Bachelor's in Avionics

Avionics bachelor programs explore the technical and scientific elements of aircraft operations. Learn about degree requirements, courses of study, professional certification and median salary info for avionics technicians. Schools offering Aviation Management degrees can also be found in these popular choices.

What Courses Will I Take in an Avionics Bachelor's Degree Program?

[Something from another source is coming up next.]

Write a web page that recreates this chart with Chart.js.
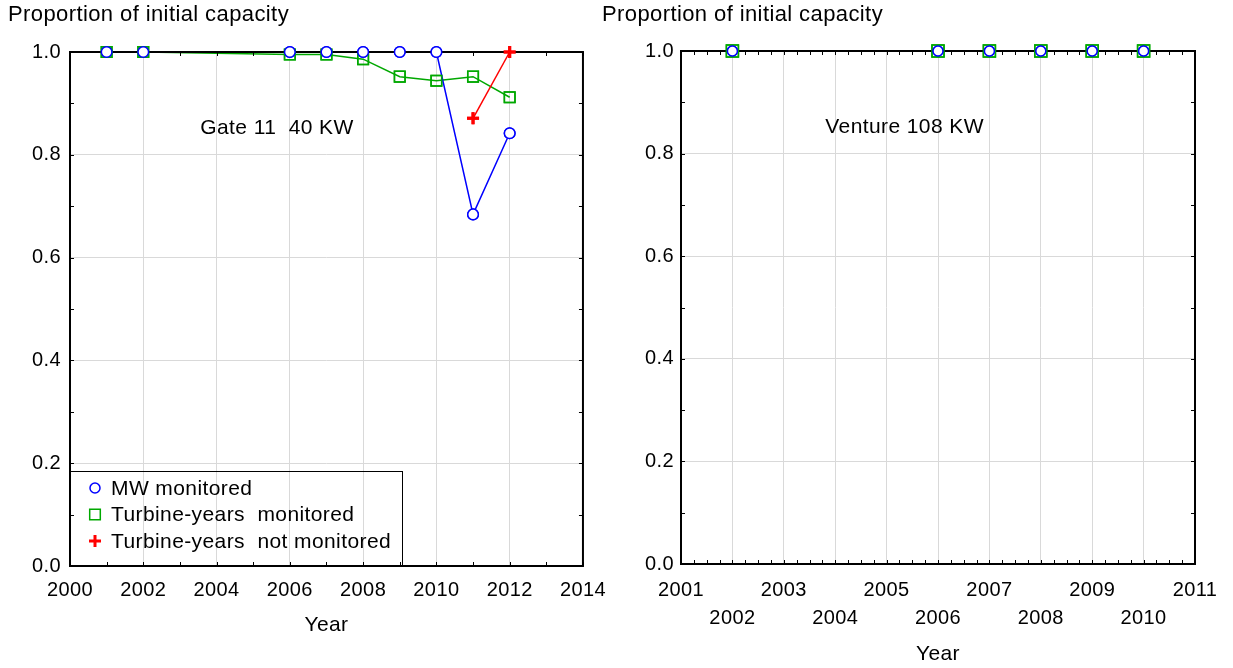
<!DOCTYPE html>
<html>
<head>
<meta charset="utf-8">
<script src="https://cdn.jsdelivr.net/npm/chart.js@4.4.1/dist/chart.umd.min.js"></script>
<style>
html, body { margin: 0; padding: 0; background: #fff; }
#wrap { position: relative; width: 1233px; height: 668px; overflow: hidden; }
#gateChart { position: absolute; left: 0; top: 0; }
#ventureChart { position: absolute; left: 600px; top: 0; }
</style>
</head>
<body>
<div id="wrap">
  <canvas id="gateChart" width="616" height="668"></canvas>
  <canvas id="ventureChart" width="633" height="668"></canvas>
</div>
<script>
// Data
const gateYears = [2001, 2002, 2006, 2007, 2008, 2009, 2010, 2011, 2012];
const gateMW = [1.0, 1.0, 1.0, 1.0, 1.0, 1.0, 1.0, 0.684, 0.842];
const gateTurbine = [1.0, 1.0, 0.995, 0.995, 0.986, 0.952, 0.944, 0.952, 0.912];
const gateNotMonYears = [2011, 2012];
const gateNotMon = [0.871, 1.0];

const ventureYears = [2002, 2006, 2007, 2008, 2009, 2010];
const ventureMW = [1.0, 1.0, 1.0, 1.0, 1.0, 1.0];
const ventureTurbine = [1.0, 1.0, 1.0, 1.0, 1.0, 1.0];

const yTicks = [0, 0.2, 0.4, 0.6, 0.8, 1.0];
const gateXTicks = [2000, 2002, 2004, 2006, 2008, 2010, 2012, 2014];
const ventureXTicks = [2001, 2002, 2003, 2004, 2005, 2006, 2007, 2008, 2009, 2010, 2011];

const seriesNames = ['MW monitored', 'Turbine-years  monitored', 'Turbine-years  not monitored'];
const yTitle = 'Proportion of initial capacity';
const xTitle = 'Year';
const gateNote = { text: 'Gate 11  40 KW', x: 2005.65, y: 0.852 };
const ventureNote = { text: 'Venture 108 KW', x: 2005.35, y: 0.852 };

const BLUE = '#0000ff';
const GREEN = '#00a800';
const RED = '#ff0000';
const GRID = '#d9d9d9';
const FONT = '"Liberation Sans", Arial, sans-serif';
const SPACING = '0.4px';

Chart.defaults.font.family = FONT;
Chart.defaults.font.size = 20;
Chart.defaults.color = '#000';

const pts = (xs, ys) => xs.map((x, i) => ({ x: x, y: ys[i] }));

function mwSet(xs, ys, r) {
    return {
        label: seriesNames[0], data: pts(xs, ys), order: 2, clip: false,
        borderColor: BLUE, borderWidth: 1.5, pointStyle: 'circle', pointRadius: r,
        pointBorderColor: BLUE, pointBackgroundColor: '#fff', pointBorderWidth: 1.5,
        legendRadius: 5
    };
}
function turbineSet(xs, ys, r) {
    return {
        label: seriesNames[1], data: pts(xs, ys), order: 3, clip: false,
        borderColor: GREEN, borderWidth: 1.5, pointStyle: 'rect', pointRadius: r,
        pointBorderColor: GREEN, pointBackgroundColor: 'rgba(255,255,255,0)', pointBorderWidth: 1.5,
        legendRadius: 7.5
    };
}
function notMonSet(xs, ys) {
    return {
        label: seriesNames[2], data: pts(xs, ys), order: 1, clip: false,
        borderColor: RED, borderWidth: 1.5, pointStyle: 'cross', pointRadius: 6,
        pointBorderColor: RED, pointBorderWidth: 3,
        legendRadius: 6
    };
}

// frame, minor ticks, titles, note and legend
const decor = {
    id: 'decor',
    beforeUpdate(chart) { chart.ctx.letterSpacing = SPACING; },
    beforeLayout(chart) { chart.ctx.letterSpacing = SPACING; },
    beforeDraw(chart) { chart.ctx.letterSpacing = SPACING; },
    afterDatasetsDraw(chart, args, opts) {
        const { ctx, chartArea: a } = chart;
        const x = chart.scales.x, y = chart.scales.y;
        ctx.save();
        ctx.strokeStyle = '#000';
        ctx.lineWidth = 1;
        ctx.beginPath();
        const nx = Math.round((x.max - x.min) / opts.xMinor);
        for (let i = 0; i <= nx; i++) {
            const px = Math.round(x.getPixelForValue(x.min + i * opts.xMinor)) + 0.5;
            ctx.moveTo(px, a.bottom); ctx.lineTo(px, a.bottom - 4);
            ctx.moveTo(px, a.top); ctx.lineTo(px, a.top + 4);
        }
        const ny = Math.round((y.max - y.min) / opts.yMinor);
        for (let i = 0; i <= ny; i++) {
            const py = Math.round(y.getPixelForValue(y.min + i * opts.yMinor)) + 0.5;
            ctx.moveTo(a.left, py); ctx.lineTo(a.left + 4, py);
            ctx.moveTo(a.right, py); ctx.lineTo(a.right - 4, py);
        }
        ctx.stroke();
        ctx.lineWidth = 2;
        ctx.strokeRect(a.left, a.top, a.right - a.left, a.bottom - a.top);
        ctx.restore();

        // markers sit on top of the frame
        const idx = chart.data.datasets.map((d, i) => i)
            .sort((i, j) => chart.data.datasets[j].order - chart.data.datasets[i].order);
        idx.forEach(i => chart.getDatasetMeta(i).data.forEach(p => p.draw(ctx)));
    },
    afterDraw(chart, args, opts) {
        const { ctx, chartArea: a } = chart;
        const x = chart.scales.x, y = chart.scales.y;
        ctx.save();
        ctx.letterSpacing = SPACING;
        ctx.fillStyle = '#000';
        ctx.textBaseline = 'middle';

        ctx.font = '22px ' + FONT;
        ctx.textAlign = 'left';
        ctx.fillText(yTitle, opts.titleX, 15);

        ctx.font = '21px ' + FONT;
        ctx.textAlign = 'center';
        ctx.fillText(opts.note.text, x.getPixelForValue(opts.note.x), y.getPixelForValue(opts.note.y));

        if (opts.legend) {
            const bw = 332, bh = 95;
            const bx = a.left, by = a.bottom - bh;
            ctx.strokeStyle = '#000';
            ctx.lineWidth = 1;
            ctx.strokeRect(bx + 0.5, by + 0.5, bw, bh);
            ctx.textAlign = 'left';
            chart.data.datasets.forEach((d, i) => {
                const cy = by + 17 + i * 26.5;
                ctx.strokeStyle = d.pointBorderColor;
                ctx.fillStyle = 'rgba(255,255,255,0)';
                ctx.lineWidth = d.pointBorderWidth;
                Chart.helpers.drawPoint(ctx, {
                    pointStyle: d.pointStyle, radius: d.legendRadius,
                    borderWidth: d.pointBorderWidth, rotation: 0
                }, bx + 25, cy);
                ctx.fillStyle = '#000';
                ctx.fillText(d.label, bx + 41, cy + 1);
            });
        }
        ctx.restore();
    }
};

function makeOptions(cfg) {
    return {
        responsive: false,
        animation: false,
        layout: { padding: { left: 0, top: cfg.top, right: cfg.right, bottom: 0 } },
        plugins: {
            legend: { display: false },
            tooltip: { enabled: false },
            decor: cfg.decor
        },
        scales: {
            x: {
                type: 'linear', min: cfg.xMin, max: cfg.xMax,
                afterBuildTicks: s => { s.ticks = cfg.xTicks.map(v => ({ value: v })); },
                ticks: {
                    autoSkip: false, maxRotation: 0, padding: cfg.xPad,
                    font: { size: 20, lineHeight: '28px' },
                    callback: cfg.xLabel
                },
                grid: { color: GRID, lineWidth: 1, drawTicks: false },
                border: { display: false },
                title: {
                    display: true, text: xTitle, color: '#000',
                    font: { size: 21, lineHeight: 1.2 },
                    padding: { top: 0, bottom: cfg.xTitlePad }
                },
                afterFit: s => { s.height = cfg.xHeight; }
            },
            y: {
                min: 0, max: 1,
                afterBuildTicks: s => { s.ticks = yTicks.map(v => ({ value: v })); },
                ticks: { padding: cfg.yPad, callback: v => v.toFixed(1) },
                grid: { color: GRID, lineWidth: 1, drawTicks: false },
                border: { display: false },
                afterFit: s => { s.width = cfg.yWidth; }
            }
        }
    };
}

new Chart(document.getElementById('gateChart'), {
    type: 'line',
    data: {
        datasets: [
            mwSet(gateYears, gateMW, 5.3),
            turbineSet(gateYears, gateTurbine, 7.5),
            notMonSet(gateNotMonYears, gateNotMon)
        ]
    },
    options: makeOptions({
        top: 52, right: 33, xMin: 2000, xMax: 2014, xTicks: gateXTicks,
        xLabel: v => String(v), xPad: 10, xTitlePad: 30, xHeight: 102,
        yPad: 9, yWidth: 70,
        decor: { xMinor: 1, yMinor: 0.1, titleX: 8, note: gateNote, legend: true }
    }),
    plugins: [decor]
});

new Chart(document.getElementById('ventureChart'), {
    type: 'line',
    data: {
        datasets: [
            mwSet(ventureYears, ventureMW, 5),
            turbineSet(ventureYears, ventureTurbine, 8.5)
        ]
    },
    options: makeOptions({
        top: 51, right: 38, xMin: 2001, xMax: 2011, xTicks: ventureXTicks,
        xLabel: v => ((v - 2001) % 2 === 0 ? [String(v)] : ['', String(v)]),
        xPad: 12, xTitlePad: 1, xHeight: 104,
        yPad: 7, yWidth: 81,
        decor: { xMinor: 0.25, yMinor: 0.1, titleX: 2, note: ventureNote, legend: false }
    }),
    plugins: [decor]
});
</script>
</body>
</html>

Your bachelor's degree program in avionics will teach you science, engineering and technology fundamentals and their application in aviation. In addition to general education requirements, the Federal Aviation Administration requires avionic technicians to receive a minimum of 1,900 hours of classroom training. You will achieve these training hours through didactic lectures as well as hands-on training in the areas of communication, flight control and navigation. Courses also cover topics in:

  • Surveillance systems
  • Radio communication
  • Electronic communication
  • Electrical power systems
  • Propeller systems
  • Turbine engines
  • Fuel, air and exhaust systems
  • Circuit analysis
  • Microprocessor systems
  • Airborne electronics maintenance

Common Courses Propeller systems, circuit analysis, radio communication, electrical power systems, microprocessor systems
Learning Environment Traditional classroom programs
Continuing Education Certification may be required, depending upon occupation
Median Salary (2018) $63,060 (Aircraft and Avionics Equipment Mechanics and Technicians)
Job Outlook (2018-2028)3% growth (Aircraft and Avionics Equipment Mechanics and Technicians)

Source: U.S. Bureau of Labor Statistics

Can I Earn this Degree Online?

There are no online bachelor degree programs in avionics available. This degree is offered as an on-campus program due to the tools and equipment needed for hands on training. An option may be to take your general education courses online and then complete the remaining courses through a traditional program.

Will I Need To Be Certified or Licensed?

Avionics technicians working on civilian aircraft are required to be certified by the FAA. You must be at least 18 years old, have a high school diploma or equivalent, be fluent in English and have technical training to qualify for the certification test. Testing consists of written, oral and practical skills tests. You will need 1,000 hours of work experience and 16 hours of training every two years to keep your certification valid.

Most employers will require you to have earned your Airframe and Powerplant (A&P) certification through the FAA. In addition, avionics technicians working on communications systems must pass a General Radio Telephone Operator licensing exam administered by the Federal Communications Commission (FCC). Bachelor's degree programs in avionics typically require these certification and licensing tests to be taken by students. Passing scores resulting in certification and licensure are required for graduation from the program.

What is the Career Outlook?

According to the U.S. Bureau of Labor Statistics (BLS), career opportunities for avionics technicians are expected to increase by 2% from 2018-2028 (www.bls.gov). The best opportunities will be for those with experience and A&P certification. As of May 2018, the median annual salary for avionics technicians was $64,140.